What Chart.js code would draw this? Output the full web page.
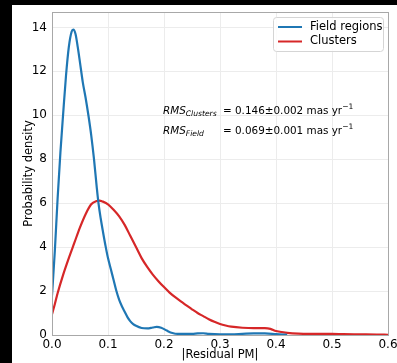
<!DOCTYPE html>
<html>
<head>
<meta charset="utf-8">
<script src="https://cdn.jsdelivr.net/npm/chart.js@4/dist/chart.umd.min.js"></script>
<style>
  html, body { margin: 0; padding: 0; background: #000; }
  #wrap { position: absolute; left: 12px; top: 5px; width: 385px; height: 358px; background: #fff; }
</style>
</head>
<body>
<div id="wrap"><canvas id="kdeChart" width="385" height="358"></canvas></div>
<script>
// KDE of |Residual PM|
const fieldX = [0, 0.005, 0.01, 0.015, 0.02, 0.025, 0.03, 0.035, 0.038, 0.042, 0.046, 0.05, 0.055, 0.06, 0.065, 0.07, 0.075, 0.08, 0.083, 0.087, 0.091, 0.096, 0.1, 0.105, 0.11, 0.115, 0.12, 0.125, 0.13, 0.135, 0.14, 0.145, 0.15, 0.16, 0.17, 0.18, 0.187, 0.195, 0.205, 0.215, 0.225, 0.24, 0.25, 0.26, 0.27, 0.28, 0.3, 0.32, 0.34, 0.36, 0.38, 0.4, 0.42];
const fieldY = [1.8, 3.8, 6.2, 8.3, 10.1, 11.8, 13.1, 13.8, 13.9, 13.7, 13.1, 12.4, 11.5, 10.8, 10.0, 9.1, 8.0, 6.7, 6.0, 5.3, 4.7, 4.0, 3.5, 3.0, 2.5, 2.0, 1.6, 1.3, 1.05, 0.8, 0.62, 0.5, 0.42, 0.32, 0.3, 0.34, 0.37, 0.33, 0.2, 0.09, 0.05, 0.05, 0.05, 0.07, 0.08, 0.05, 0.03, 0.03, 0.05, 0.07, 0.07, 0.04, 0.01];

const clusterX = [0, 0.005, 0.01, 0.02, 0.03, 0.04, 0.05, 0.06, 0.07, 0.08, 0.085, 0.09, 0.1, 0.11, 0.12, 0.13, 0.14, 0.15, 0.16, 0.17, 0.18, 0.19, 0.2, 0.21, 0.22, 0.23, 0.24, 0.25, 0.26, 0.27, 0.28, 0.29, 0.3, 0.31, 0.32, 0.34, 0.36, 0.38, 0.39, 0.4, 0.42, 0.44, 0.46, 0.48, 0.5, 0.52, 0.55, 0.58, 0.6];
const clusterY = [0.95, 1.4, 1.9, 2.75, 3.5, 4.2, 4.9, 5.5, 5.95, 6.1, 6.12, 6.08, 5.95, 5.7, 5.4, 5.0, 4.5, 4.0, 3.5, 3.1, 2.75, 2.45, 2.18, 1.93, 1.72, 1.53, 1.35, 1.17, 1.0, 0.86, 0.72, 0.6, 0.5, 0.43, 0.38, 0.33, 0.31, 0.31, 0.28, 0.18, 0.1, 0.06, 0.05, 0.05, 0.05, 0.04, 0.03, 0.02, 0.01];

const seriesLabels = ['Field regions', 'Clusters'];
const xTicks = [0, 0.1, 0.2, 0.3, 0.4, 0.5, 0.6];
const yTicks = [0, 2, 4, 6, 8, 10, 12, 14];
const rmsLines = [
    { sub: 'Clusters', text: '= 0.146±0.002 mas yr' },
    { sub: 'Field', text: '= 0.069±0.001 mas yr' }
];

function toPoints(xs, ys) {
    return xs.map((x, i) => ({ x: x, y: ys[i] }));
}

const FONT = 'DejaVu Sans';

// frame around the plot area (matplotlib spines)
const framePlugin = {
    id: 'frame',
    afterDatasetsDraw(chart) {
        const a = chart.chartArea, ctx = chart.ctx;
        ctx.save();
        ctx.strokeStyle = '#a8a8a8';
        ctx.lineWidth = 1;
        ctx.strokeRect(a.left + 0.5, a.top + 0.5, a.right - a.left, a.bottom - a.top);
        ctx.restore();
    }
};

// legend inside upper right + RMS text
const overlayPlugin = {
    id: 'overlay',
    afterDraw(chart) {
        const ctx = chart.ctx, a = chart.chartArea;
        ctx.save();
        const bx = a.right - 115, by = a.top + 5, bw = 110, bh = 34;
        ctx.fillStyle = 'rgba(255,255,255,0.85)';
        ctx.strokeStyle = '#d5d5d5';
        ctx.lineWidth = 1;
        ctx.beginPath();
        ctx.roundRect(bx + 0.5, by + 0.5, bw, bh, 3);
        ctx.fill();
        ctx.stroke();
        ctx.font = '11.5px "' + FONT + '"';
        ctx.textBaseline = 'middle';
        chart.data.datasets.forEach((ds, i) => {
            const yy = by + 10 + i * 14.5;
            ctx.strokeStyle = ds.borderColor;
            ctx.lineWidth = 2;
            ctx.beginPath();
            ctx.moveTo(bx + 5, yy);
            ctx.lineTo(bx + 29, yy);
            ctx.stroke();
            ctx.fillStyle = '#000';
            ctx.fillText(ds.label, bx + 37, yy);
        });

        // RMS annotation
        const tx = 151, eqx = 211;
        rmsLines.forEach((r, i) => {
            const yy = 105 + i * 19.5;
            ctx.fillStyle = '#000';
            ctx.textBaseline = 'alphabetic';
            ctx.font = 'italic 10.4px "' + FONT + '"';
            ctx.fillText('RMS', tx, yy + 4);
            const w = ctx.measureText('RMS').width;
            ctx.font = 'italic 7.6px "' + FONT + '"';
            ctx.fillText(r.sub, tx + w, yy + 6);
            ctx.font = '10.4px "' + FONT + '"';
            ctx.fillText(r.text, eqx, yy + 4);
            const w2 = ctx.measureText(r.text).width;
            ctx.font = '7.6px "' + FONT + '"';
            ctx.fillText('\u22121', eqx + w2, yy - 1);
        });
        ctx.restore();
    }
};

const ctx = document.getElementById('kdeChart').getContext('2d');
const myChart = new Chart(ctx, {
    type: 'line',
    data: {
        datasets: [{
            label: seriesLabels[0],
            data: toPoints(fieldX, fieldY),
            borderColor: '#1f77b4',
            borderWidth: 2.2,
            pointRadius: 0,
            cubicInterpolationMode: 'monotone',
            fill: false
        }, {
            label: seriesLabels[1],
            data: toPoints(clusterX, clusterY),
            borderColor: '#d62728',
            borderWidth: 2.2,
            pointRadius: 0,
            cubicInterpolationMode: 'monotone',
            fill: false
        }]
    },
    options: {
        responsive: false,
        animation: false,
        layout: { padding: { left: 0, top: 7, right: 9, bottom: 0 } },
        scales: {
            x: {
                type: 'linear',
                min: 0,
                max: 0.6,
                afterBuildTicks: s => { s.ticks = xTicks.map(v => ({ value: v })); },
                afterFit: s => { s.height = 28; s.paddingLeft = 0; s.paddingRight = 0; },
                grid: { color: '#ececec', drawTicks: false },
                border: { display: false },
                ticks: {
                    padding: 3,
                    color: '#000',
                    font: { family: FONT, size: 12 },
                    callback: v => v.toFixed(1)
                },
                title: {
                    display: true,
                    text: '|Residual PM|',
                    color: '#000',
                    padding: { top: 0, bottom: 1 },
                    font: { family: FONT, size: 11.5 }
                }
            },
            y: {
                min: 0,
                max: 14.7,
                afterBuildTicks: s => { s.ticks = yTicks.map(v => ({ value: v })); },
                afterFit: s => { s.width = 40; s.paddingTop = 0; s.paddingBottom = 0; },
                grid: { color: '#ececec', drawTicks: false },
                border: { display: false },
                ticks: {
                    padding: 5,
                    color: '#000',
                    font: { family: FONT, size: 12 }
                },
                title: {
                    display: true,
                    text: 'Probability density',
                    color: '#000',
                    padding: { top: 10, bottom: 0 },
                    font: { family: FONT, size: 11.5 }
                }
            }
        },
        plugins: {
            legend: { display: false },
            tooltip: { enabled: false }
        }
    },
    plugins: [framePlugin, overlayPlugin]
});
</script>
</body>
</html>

▸ **GOAL OF THE EXERCISE**: Each line of the material must be retyped exactly, except that images are omitted.

▸ **RESULT OF THIS TASK**:
What Chart.js code would draw this? Output the full web page.
<!DOCTYPE html>
<html>
<head>
<meta charset="utf-8">
<script src="https://cdn.jsdelivr.net/npm/chart.js@4/dist/chart.umd.min.js"></script>
<style>
  html, body { margin: 0; padding: 0; background: #000; }
  #wrap { position: absolute; left: 12px; top: 5px; width: 385px; height: 358px; background: #fff; }
</style>
</head>
<body>
<div id="wrap"><canvas id="kdeChart" width="385" height="358"></canvas></div>
<script>
// KDE of |Residual PM|
const fieldX = [0, 0.005, 0.01, 0.015, 0.02, 0.025, 0.03, 0.035, 0.038, 0.042, 0.046, 0.05, 0.055, 0.06, 0.065, 0.07, 0.075, 0.08, 0.083, 0.087, 0.091, 0.096, 0.1, 0.105, 0.11, 0.115, 0.12, 0.125, 0.13, 0.135, 0.14, 0.145, 0.15, 0.16, 0.17, 0.18, 0.187, 0.195, 0.205, 0.215, 0.225, 0.24, 0.25, 0.26, 0.27, 0.28, 0.3, 0.32, 0.34, 0.36, 0.38, 0.4, 0.42];
const fieldY = [1.8, 3.8, 6.2, 8.3, 10.1, 11.8, 13.1, 13.8, 13.9, 13.7, 13.1, 12.4, 11.5, 10.8, 10.0, 9.1, 8.0, 6.7, 6.0, 5.3, 4.7, 4.0, 3.5, 3.0, 2.5, 2.0, 1.6, 1.3, 1.05, 0.8, 0.62, 0.5, 0.42, 0.32, 0.3, 0.34, 0.37, 0.33, 0.2, 0.09, 0.05, 0.05, 0.05, 0.07, 0.08, 0.05, 0.03, 0.03, 0.05, 0.07, 0.07, 0.04, 0.01];

const clusterX = [0, 0.005, 0.01, 0.02, 0.03, 0.04, 0.05, 0.06, 0.07, 0.08, 0.085, 0.09, 0.1, 0.11, 0.12, 0.13, 0.14, 0.15, 0.16, 0.17, 0.18, 0.19, 0.2, 0.21, 0.22, 0.23, 0.24, 0.25, 0.26, 0.27, 0.28, 0.29, 0.3, 0.31, 0.32, 0.34, 0.36, 0.38, 0.39, 0.4, 0.42, 0.44, 0.46, 0.48, 0.5, 0.52, 0.55, 0.58, 0.6];
const clusterY = [0.95, 1.4, 1.9, 2.75, 3.5, 4.2, 4.9, 5.5, 5.95, 6.1, 6.12, 6.08, 5.95, 5.7, 5.4, 5.0, 4.5, 4.0, 3.5, 3.1, 2.75, 2.45, 2.18, 1.93, 1.72, 1.53, 1.35, 1.17, 1.0, 0.86, 0.72, 0.6, 0.5, 0.43, 0.38, 0.33, 0.31, 0.31, 0.28, 0.18, 0.1, 0.06, 0.05, 0.05, 0.05, 0.04, 0.03, 0.02, 0.01];

const seriesLabels = ['Field regions', 'Clusters'];
const xTicks = [0, 0.1, 0.2, 0.3, 0.4, 0.5, 0.6];
const yTicks = [0, 2, 4, 6, 8, 10, 12, 14];
const rmsLines = [
    { sub: 'Clusters', text: '= 0.146±0.002 mas yr' },
    { sub: 'Field', text: '= 0.069±0.001 mas yr' }
];

function toPoints(xs, ys) {
    return xs.map((x, i) => ({ x: x, y: ys[i] }));
}

const FONT = 'DejaVu Sans';

// frame around the plot area (matplotlib spines)
const framePlugin = {
    id: 'frame',
    afterDatasetsDraw(chart) {
        const a = chart.chartArea, ctx = chart.ctx;
        ctx.save();
        ctx.strokeStyle = '#a8a8a8';
        ctx.lineWidth = 1;
        ctx.strokeRect(a.left + 0.5, a.top + 0.5, a.right - a.left, a.bottom - a.top);
        ctx.restore();
    }
};

// legend inside upper right + RMS text
const overlayPlugin = {
    id: 'overlay',
    afterDraw(chart) {
        const ctx = chart.ctx, a = chart.chartArea;
        ctx.save();
        const bx = a.right - 115, by = a.top + 5, bw = 110, bh = 34;
        ctx.fillStyle = 'rgba(255,255,255,0.85)';
        ctx.strokeStyle = '#d5d5d5';
        ctx.lineWidth = 1;
        ctx.beginPath();
        ctx.roundRect(bx + 0.5, by + 0.5, bw, bh, 3);
        ctx.fill();
        ctx.stroke();
        ctx.font = '11.5px "' + FONT + '"';
        ctx.textBaseline = 'middle';
        chart.data.datasets.forEach((ds, i) => {
            const yy = by + 10 + i * 14.5;
            ctx.strokeStyle = ds.borderColor;
            ctx.lineWidth = 2;
            ctx.beginPath();
            ctx.moveTo(bx + 5, yy);
            ctx.lineTo(bx + 29, yy);
            ctx.stroke();
            ctx.fillStyle = '#000';
            ctx.fillText(ds.label, bx + 37, yy);
        });

        // RMS annotation
        const tx = 151, eqx = 211;
        rmsLines.forEach((r, i) => {
            const yy = 105 + i * 19.5;
            ctx.fillStyle = '#000';
            ctx.textBaseline = 'alphabetic';
            ctx.font = 'italic 10.4px "' + FONT + '"';
            ctx.fillText('RMS', tx, yy + 4);
            const w = ctx.measureText('RMS').width;
            ctx.font = 'italic 7.6px "' + FONT + '"';
            ctx.fillText(r.sub, tx + w, yy + 6);
            ctx.font = '10.4px "' + FONT + '"';
            ctx.fillText(r.text, eqx, yy + 4);
            const w2 = ctx.measureText(r.text).width;
            ctx.font = '7.6px "' + FONT + '"';
            ctx.fillText('\u22121', eqx + w2, yy - 1);
        });
        ctx.restore();
    }
};

const ctx = document.getElementById('kdeChart').getContext('2d');
const myChart = new Chart(ctx, {
    type: 'line',
    data: {
        datasets: [{
            label: seriesLabels[0],
            data: toPoints(fieldX, fieldY),
            borderColor: '#1f77b4',
            borderWidth: 2.2,
            pointRadius: 0,
            cubicInterpolationMode: 'monotone',
            fill: false
        }, {
            label: seriesLabels[1],
            data: toPoints(clusterX, clusterY),
            borderColor: '#d62728',
            borderWidth: 2.2,
            pointRadius: 0,
            cubicInterpolationMode: 'monotone',
            fill: false
        }]
    },
    options: {
        responsive: false,
        animation: false,
        layout: { padding: { left: 0, top: 7, right: 9, bottom: 0 } },
        scales: {
            x: {
                type: 'linear',
                min: 0,
                max: 0.6,
                afterBuildTicks: s => { s.ticks = xTicks.map(v => ({ value: v })); },
                afterFit: s => { s.height = 28; s.paddingLeft = 0; s.paddingRight = 0; },
                grid: { color: '#ececec', drawTicks: false },
                border: { display: false },
                ticks: {
                    padding: 3,
                    color: '#000',
                    font: { family: FONT, size: 12 },
                    callback: v => v.toFixed(1)
                },
                title: {
                    display: true,
                    text: '|Residual PM|',
                    color: '#000',
                    padding: { top: 0, bottom: 1 },
                    font: { family: FONT, size: 11.5 }
                }
            },
            y: {
                min: 0,
                max: 14.7,
                afterBuildTicks: s => { s.ticks = yTicks.map(v => ({ value: v })); },
                afterFit: s => { s.width = 40; s.paddingTop = 0; s.paddingBottom = 0; },
                grid: { color: '#ececec', drawTicks: false },
                border: { display: false },
                ticks: {
                    padding: 5,
                    color: '#000',
                    font: { family: FONT, size: 12 }
                },
                title: {
                    display: true,
                    text: 'Probability density',
                    color: '#000',
                    padding: { top: 10, bottom: 0 },
                    font: { family: FONT, size: 11.5 }
                }
            }
        },
        plugins: {
            legend: { display: false },
            tooltip: { enabled: false }
        }
    },
    plugins: [framePlugin, overlayPlugin]
});
</script>
</body>
</html>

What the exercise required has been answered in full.